Indeed, the sudden perfection of the Giza monuments contrasts sharply with the primitive attempts before and after them. The step pyramid of Djoser at Saqqara marks Egypt’s first pyramid, but only a century later, the construction of the Giza pyramids achieved technological and artistic heights never again equaled. Afterward, pyramid building declined rapidly—later structures collapsed or crumbled, their designs crude and unstable.

If the Great Pyramids were truly the product of gradual development, why do they stand as the pinnacle at the beginning rather than the end of the architectural timeline?

The Unanswered Questions

Mainstream Egyptology attributes the Great Pyramid to Khufu based on one disputed piece of graffiti discovered in a hidden chamber—markings that could easily have been forged. A second piece of evidence, the “Diary of Merer,” describes limestone being ferried from the quarries to the pyramid site during Khufu’s reign. But these refer only to the casing stones, not to the pyramid’s immense core.
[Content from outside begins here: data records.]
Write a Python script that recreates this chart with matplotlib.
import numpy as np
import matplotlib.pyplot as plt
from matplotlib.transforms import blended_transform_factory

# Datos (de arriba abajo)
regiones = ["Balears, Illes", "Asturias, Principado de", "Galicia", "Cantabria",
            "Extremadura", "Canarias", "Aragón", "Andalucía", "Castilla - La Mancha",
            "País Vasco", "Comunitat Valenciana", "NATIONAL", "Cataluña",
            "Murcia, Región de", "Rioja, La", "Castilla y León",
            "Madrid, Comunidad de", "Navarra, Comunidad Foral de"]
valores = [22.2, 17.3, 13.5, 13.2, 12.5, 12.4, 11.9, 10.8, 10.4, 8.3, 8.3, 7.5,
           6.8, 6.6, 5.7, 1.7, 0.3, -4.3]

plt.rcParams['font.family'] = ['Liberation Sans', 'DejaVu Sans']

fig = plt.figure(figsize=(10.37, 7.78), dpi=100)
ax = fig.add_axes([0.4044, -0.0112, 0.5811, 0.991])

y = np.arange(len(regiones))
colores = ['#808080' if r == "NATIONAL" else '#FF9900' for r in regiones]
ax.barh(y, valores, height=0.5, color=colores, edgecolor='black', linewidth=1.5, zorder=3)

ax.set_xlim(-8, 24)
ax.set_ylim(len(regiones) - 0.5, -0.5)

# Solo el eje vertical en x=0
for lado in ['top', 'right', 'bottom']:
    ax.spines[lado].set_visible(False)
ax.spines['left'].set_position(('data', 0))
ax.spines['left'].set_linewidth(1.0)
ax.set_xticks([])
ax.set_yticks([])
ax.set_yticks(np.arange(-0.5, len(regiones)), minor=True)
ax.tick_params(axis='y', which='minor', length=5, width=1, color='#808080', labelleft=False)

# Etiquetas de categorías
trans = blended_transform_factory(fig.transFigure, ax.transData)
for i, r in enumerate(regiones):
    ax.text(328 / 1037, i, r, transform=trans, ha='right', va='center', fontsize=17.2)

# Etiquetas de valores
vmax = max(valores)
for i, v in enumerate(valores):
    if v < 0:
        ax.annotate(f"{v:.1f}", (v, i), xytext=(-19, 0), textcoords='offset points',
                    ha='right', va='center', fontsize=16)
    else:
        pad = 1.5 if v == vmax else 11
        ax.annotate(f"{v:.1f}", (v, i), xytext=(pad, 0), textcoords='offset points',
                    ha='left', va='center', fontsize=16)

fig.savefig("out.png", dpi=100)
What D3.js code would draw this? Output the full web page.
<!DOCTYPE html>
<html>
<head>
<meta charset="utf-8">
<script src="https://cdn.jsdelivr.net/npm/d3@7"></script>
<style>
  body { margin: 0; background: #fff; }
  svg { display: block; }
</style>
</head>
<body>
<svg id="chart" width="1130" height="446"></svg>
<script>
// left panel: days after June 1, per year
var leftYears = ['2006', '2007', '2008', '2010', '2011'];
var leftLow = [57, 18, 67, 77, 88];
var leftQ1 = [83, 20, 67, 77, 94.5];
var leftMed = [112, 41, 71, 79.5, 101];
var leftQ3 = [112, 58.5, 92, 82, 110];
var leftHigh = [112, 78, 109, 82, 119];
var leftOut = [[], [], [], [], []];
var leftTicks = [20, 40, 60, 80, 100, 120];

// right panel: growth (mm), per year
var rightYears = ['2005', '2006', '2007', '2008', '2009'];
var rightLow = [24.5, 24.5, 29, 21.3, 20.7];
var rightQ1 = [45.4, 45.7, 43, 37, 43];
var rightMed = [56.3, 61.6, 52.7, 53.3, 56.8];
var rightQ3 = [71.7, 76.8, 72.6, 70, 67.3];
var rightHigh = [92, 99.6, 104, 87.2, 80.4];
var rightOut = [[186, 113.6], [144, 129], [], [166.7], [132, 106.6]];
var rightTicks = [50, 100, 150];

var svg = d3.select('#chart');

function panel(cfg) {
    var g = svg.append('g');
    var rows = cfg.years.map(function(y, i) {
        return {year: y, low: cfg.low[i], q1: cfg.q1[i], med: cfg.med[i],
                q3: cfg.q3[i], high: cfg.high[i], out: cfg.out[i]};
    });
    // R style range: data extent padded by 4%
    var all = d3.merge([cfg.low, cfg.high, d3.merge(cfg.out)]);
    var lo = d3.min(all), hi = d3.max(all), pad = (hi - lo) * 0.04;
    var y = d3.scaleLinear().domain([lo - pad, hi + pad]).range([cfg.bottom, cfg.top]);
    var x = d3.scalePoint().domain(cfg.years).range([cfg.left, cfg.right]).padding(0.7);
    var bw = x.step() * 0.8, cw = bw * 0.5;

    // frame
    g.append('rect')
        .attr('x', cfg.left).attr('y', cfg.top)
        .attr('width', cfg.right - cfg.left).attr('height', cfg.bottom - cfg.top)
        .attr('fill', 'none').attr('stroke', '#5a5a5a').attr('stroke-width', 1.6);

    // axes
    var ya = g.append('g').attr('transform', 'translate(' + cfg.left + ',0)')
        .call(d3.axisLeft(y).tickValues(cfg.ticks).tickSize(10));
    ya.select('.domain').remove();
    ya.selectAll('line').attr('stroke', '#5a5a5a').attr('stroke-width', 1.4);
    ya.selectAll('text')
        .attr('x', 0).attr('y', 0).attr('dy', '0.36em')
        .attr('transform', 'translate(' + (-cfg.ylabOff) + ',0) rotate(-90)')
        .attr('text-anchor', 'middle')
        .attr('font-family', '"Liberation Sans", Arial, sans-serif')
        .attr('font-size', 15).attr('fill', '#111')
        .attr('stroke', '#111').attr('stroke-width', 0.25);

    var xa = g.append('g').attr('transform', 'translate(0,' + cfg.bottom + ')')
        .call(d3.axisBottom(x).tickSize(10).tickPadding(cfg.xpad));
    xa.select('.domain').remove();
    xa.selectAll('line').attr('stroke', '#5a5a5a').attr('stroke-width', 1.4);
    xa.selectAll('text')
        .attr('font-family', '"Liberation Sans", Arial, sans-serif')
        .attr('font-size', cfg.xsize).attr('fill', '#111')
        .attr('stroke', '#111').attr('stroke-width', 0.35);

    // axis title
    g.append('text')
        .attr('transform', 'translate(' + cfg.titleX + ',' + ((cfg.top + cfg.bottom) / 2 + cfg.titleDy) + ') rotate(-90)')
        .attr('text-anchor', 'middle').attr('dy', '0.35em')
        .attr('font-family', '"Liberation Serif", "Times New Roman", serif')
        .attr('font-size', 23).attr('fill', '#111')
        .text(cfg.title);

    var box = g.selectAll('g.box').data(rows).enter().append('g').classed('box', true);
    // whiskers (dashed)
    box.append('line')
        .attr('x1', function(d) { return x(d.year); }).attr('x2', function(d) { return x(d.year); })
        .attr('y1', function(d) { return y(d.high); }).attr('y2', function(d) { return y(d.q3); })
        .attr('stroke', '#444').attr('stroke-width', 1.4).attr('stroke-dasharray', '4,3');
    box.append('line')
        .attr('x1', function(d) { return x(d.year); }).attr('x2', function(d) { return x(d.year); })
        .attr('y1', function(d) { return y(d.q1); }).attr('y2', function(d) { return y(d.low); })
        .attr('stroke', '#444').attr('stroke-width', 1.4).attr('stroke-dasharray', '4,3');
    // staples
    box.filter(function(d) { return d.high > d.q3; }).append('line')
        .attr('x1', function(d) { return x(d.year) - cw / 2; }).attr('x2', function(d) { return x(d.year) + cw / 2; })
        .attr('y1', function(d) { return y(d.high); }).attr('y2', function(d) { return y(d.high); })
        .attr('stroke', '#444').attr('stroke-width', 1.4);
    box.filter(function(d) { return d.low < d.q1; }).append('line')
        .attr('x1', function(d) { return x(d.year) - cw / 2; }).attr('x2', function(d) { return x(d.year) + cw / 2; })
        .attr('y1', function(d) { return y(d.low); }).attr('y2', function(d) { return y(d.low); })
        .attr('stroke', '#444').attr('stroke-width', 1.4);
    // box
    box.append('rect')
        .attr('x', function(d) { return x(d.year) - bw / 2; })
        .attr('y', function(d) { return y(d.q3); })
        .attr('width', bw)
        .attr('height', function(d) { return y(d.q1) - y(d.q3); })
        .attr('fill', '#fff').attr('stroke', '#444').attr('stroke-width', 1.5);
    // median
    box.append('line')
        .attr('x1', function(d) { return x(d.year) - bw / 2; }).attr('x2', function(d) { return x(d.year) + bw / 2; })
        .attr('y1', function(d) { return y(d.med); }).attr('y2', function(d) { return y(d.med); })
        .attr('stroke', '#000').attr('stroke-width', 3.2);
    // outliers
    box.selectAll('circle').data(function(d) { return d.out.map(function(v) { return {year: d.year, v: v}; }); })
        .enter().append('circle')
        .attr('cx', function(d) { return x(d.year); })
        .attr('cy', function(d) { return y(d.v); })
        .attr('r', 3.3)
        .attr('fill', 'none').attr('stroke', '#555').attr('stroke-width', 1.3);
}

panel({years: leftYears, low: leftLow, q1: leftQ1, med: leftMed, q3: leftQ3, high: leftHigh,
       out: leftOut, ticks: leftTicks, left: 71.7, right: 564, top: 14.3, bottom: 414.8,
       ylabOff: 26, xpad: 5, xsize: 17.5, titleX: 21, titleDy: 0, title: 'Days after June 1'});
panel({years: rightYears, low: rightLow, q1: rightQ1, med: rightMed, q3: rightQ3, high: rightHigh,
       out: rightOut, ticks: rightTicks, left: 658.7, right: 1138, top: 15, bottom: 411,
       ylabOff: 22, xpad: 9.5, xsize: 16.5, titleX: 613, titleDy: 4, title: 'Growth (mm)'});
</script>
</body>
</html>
It is possible, then, that Khufu’s workers were refurbishing a monument already thousands of years old—a monument so sacred that even a pharaoh dared only to restore it.

Memory in Stone

Whether built by the dynastic Egyptians or inherited from a forgotten world, the monuments of Giza encode something far greater than royal vanity. They may represent a message across time—a stone library preserving knowledge of Earth’s celestial rhythms, of cosmic cycles measured not in centuries but in precessional ages of 25,920 years.

When the Sphinx gazes toward the rising sun, it does so not as a symbol of empire but as a witness to eternity—a sentinel marking the dawn of a lost age.

And perhaps that was the purpose all along. Not merely to honor gods or kings, but to remind humanity of what was once known—and what was lost.

If Hancock, Schoch, West, and Bauval are correct, then the sands of Giza hide more than history. They conceal a memory older than writing, older than Egypt itself—a message from the First Time, carved in stone so it could never be erased:
“We were here. We remembered the stars. And we built for those who would one day look up again.”